Read the Original Article at http://www.informationweek.com/news/showArticle.jhtml?articleID=170100641
Online music subscriptions will have to drop below $10 a month in order to attract a significantly larger number of consumers worldwide, a research firm said Thursday.
Fully 41 percent of people with digital music players in the United States are not willing to pony up more than $10 a month for listening to their favorite tunes, Parks Associates found. With comparable pricing presented in local currencies, the researcher found the same to be true with 62 percent of people in the United Kingdom, 49 percent in France, 52 percent in Germany and 56 percent in China.
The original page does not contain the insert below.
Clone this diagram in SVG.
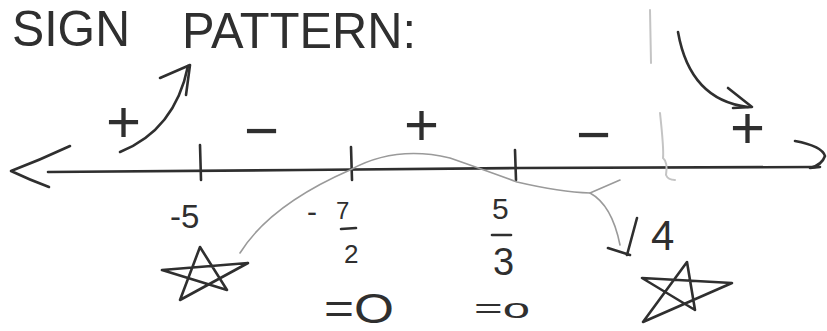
<svg xmlns="http://www.w3.org/2000/svg" width="827" height="331" viewBox="0 0 827 331">
<style>
.pen{fill:none;stroke:#2f2f2f;stroke-width:2.6;stroke-linecap:round;stroke-linejoin:round}
.pencil{fill:none;stroke:#9a9a9a;stroke-width:1.6;stroke-linecap:round;stroke-linejoin:round}
.faint{fill:none;stroke:#c4c4c4;stroke-width:2;stroke-linecap:round}
.t{font-family:"Liberation Sans",Arial,sans-serif;fill:#2f2f2f}
</style>
<rect width="827" height="331" fill="#ffffff"/>
<g id="title">
<text class="t" x="12" y="46" font-size="50" textLength="118" lengthAdjust="spacingAndGlyphs">SIGN</text>
<text class="t" x="182" y="48" font-size="50" textLength="234" lengthAdjust="spacingAndGlyphs">PATTERN:</text>
</g>
<g id="number-line">
<path class="pen" d="M48,172 L300,170 L520,168 L815,167"/>
<path class="pen" d="M70,146 Q40,160 11,171 Q30,180 49,187"/>
<path class="pen" d="M795,141 Q822,146 825,156 Q822,165 810,168 L820,167"/>
<path class="pen" d="M200,145 L201,180"/>
<path class="pen" d="M351,147 L352,180"/>
<path class="pen" d="M515,150 L516,180"/>
<path class="faint" d="M660,113 Q664,150 663,158 Q668,162 666,175 Q668,180 675,180"/>
<path class="faint" d="M650,10 L651,63"/>
</g>
<g id="signs">
<text class="t" x="106" y="142" font-size="60">+</text>
<text class="t" x="244" y="151" font-size="60">−</text>
<text class="t" x="404" y="145" font-size="60">+</text>
<text class="t" x="576" y="155" font-size="60">−</text>
<text class="t" x="730" y="148" font-size="60">+</text>
</g>
<g id="labels">
<text class="t" x="170" y="228" font-size="33">-5</text>
<text class="t" x="307" y="222" font-size="30">-</text>
<text class="t" x="336" y="219" font-size="24">7</text>
<path class="pen" d="M341,229 L356,228"/>
<text class="t" x="344" y="263" font-size="26">2</text>
<text class="t" x="492" y="219" font-size="30">5</text>
<path class="pen" d="M492,235 L511,235"/>
<text class="t" x="493" y="275" font-size="38">3</text>
<text class="t" x="651" y="250" font-size="42">4</text>
<text class="t" x="324" y="323" font-size="42" textLength="70" lengthAdjust="spacingAndGlyphs">=O</text>
<text class="t" x="474" y="318" font-size="28" textLength="56" lengthAdjust="spacingAndGlyphs">=o</text>
</g>
<g id="stars">
<path class="pen" d="M180,300 L200,247 L227,290 L162,270 L248,263 Z"/>
<path class="pen" d="M643,322 L687,262 L695,310 L642,278 L732,283 Z"/>
</g>
<g id="connectors">
<path class="pen" d="M120,152 Q175,130 188,66"/>
<path class="pen" d="M160,78 L190,65 L186,95"/>
<path class="pen" d="M678,32 Q690,100 748,107"/>
<path class="pen" d="M728,88 L752,107 L733,108"/>
<path class="pencil" d="M240,253 Q270,205 350,170 Q395,145 450,158 Q490,172 517,182 Q560,192 590,193 Q612,205 620,245"/>
<path class="pencil" d="M590,193 L620,180"/>
<path class="pen" d="M608,248 L630,255 M637,218 L627,255"/>
</g>
</svg>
Further more, on average, a third of the people owning digital music players in the five nations said they believed that music services should be free.
Given these finding, Yahoo Inc., which offers its subscription service for as low as $60 for an annual subscription, could reshape the market, Park Associates said. Other companies, such as Napster and Real Networks, charge $14.95 a month.
"Companies like Yahoo can afford to keep the price low because they have other revenue streams to subsidize their music services," Parks Associates analyst Harry Wang said in a statement. "Pure-plays like Napster may not be able to lower their prices."
As an alternative, however, companies smaller than Yahoo can counter low-cost competition by allying with broadband providers, such as telecom and cable companies, to make their music services part of a bundle of services. Napster's recent partnership with Bell South is a move in that direction, Park Associates said.